I also relaxed into my role as journalist-in-residence. Used to writing and filing stories on a near daily basis, I initially thought I wasn’t getting any work done. There was no story on my desk at the end of the day. In fact, to my surprise, I wrote less during my three months at KITP than during any other similar time period in the past decade! At first I was concerned about this, but then through conversations and reflection, I realized that my time at KITP wasn’t about writing. It was about absorbing, listening, taking notes – both in ink and memories. And in this way I filled notebooks.
But my greatest surprise was how much, after a self-perceived bumpy start, I took home from my journey at KITP. Yes, I did bring home about 40 pounds of research papers, interview notes and book chapter outlines I’d amassed. But what feels most valuable and rewarding are the intangibles. When friends and colleagues ask, So how was it? I look at them, smile and say “Great! It got better and better.” I keep it to this most of the time because there’s just not time to say:
Do you know, that for the first time in my life mathematics came alive for me? I gave-up on senior high-school math, thinking I was no good. But after three months of seeing equations dance across black boards, I began to get a sense of the language. It all came home to me one night while reading a physics textbook about astrochemistry, looking at the Boltzman equation, and seeing it, really seeing it. Dude! Immersed in physics culture, I absorbed a little of how physicists think and see the world, as motion and energy. My time with the visiting astrophysicists gave me a visceral sense (that invaluable intuitive sense, apart from numbers) of the vast scale and age of the Universe. It’s a sense that grew from hearing countless astrophysicists say, “Well, give or take a kilo parsec”, about 3200 light years, as if this were a drop in the cosmic sea—which amazingly it is. And after writing about science for 15 years, I had the amazing privilege to see it anew. I saw it not as a billion dollar particle accelerator, but as an intimately human endeavor; science at its most fundamental – curiosity, the determination to understand the world, mental play with others, and the pure, joy of individual and group pursuit. But most of all, I saw that science at it’s essence holds a deep human value: we’re all able to interpret nature, to seek truth, first hand. The truth is out there and we don’t need anyone else to find it.

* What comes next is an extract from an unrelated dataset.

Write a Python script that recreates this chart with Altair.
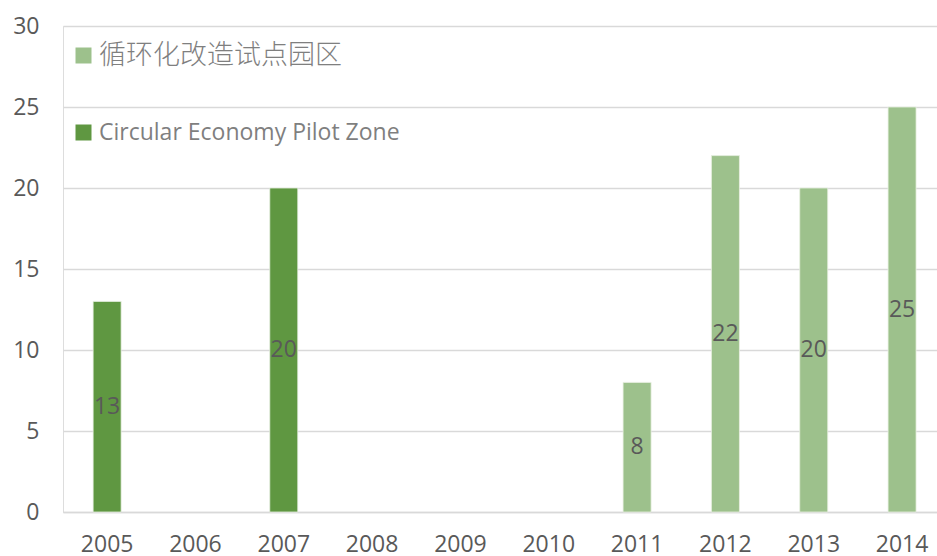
import altair as alt
import pandas as pd

years = ["2005", "2006", "2007", "2008", "2009", "2010", "2011", "2012", "2013", "2014"]
bar_years = ["2005", "2007", "2011", "2012", "2013", "2014"]
bar_values = [13, 20, 8, 22, 20, 25]
series_names = ["循环化改造试点园区", "Circular Economy Pilot Zone"]
bar_series = [series_names[1], series_names[1], series_names[0], series_names[0], series_names[0], series_names[0]]
colors = ["#9DC18C", "#5F9741"]

df = pd.DataFrame({"year": bar_years, "value": bar_values, "series": bar_series})
df["half"] = df["value"] / 2

FONT = "Open Sans, Noto Sans CJK SC, sans-serif"

x = alt.X("year:N", scale=alt.Scale(domain=years, paddingInner=0.683, paddingOuter=0.289, align=0.59),
          axis=alt.Axis(title=None, labelAngle=0, labelFontSize=23, labelColor="#595959", labelFont=FONT,
                        ticks=False, domain=True, domainColor="#D9D9D9", domainWidth=1.5, labelPadding=21, grid=False))

bars = alt.Chart(df).mark_bar(stroke="#E8F0E2", strokeWidth=0.8).encode(
    x=x,
    y=alt.Y("value:Q", scale=alt.Scale(domain=[0, 30], nice=False),
            axis=alt.Axis(title=None, values=[0, 5, 10, 15, 20, 25, 30], labelFontSize=23, labelColor="#595959",
                          labelFont=FONT, ticks=False, domain=False, gridColor="#D9D9D9", gridWidth=1.5,
                          labelPadding=24)),
    color=alt.Color("series:N", scale=alt.Scale(domain=series_names, range=colors),
                    legend=alt.Legend(title=None, orient="none", legendX=9, legendY=18, direction="vertical",
                                      symbolType="square", symbolSize=256, symbolStrokeWidth=0,
                                      labelFontSize=alt.ExprRef("datum.index == 0 ? 27 : 23"),
                                      labelFontWeight=alt.ExprRef("datum.index == 0 ? 300 : 400"),
                                      labelColor="#7F7F7F", labelFont=FONT, labelLimit=600,
                                      rowPadding=52, labelOffset=4, padding=0)),
)

labels = alt.Chart(df).mark_text(fontSize=23, color="#595959", font=FONT, baseline="middle").encode(
    x=alt.X("year:N", scale=alt.Scale(domain=years)),
    y=alt.Y("half:Q"),
    text=alt.Text("value:Q"),
)

chart = (bars + labels).properties(
    width=874, height=486,
    autosize=alt.AutoSizeParams(type="none"),
    padding={"left": 63, "top": 26, "right": 0, "bottom": 44},
).configure_view(stroke=None).configure(background="#FFFFFF")

chart.save("out.html", embed_options={"renderer": "svg", "actions": False})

I couldn’t have predicted any of this. I think this is the beauty and visionary value of the KITP journalist-in-residence program: It’s only out of this open-ended nature that great, unexpected things can come.
I’ve returned to my home office this New Year, January 2009, with a renewed sense of purpose for which I’m deeply grateful. Two days into it I already miss the daily camaraderie and brain-feeding opportunities; the sense of expansive possibility I felt at KITP. But I carry the experience with me and if I ever need a jolt of memory I can look to the large blackboard I’ve added to my office wall.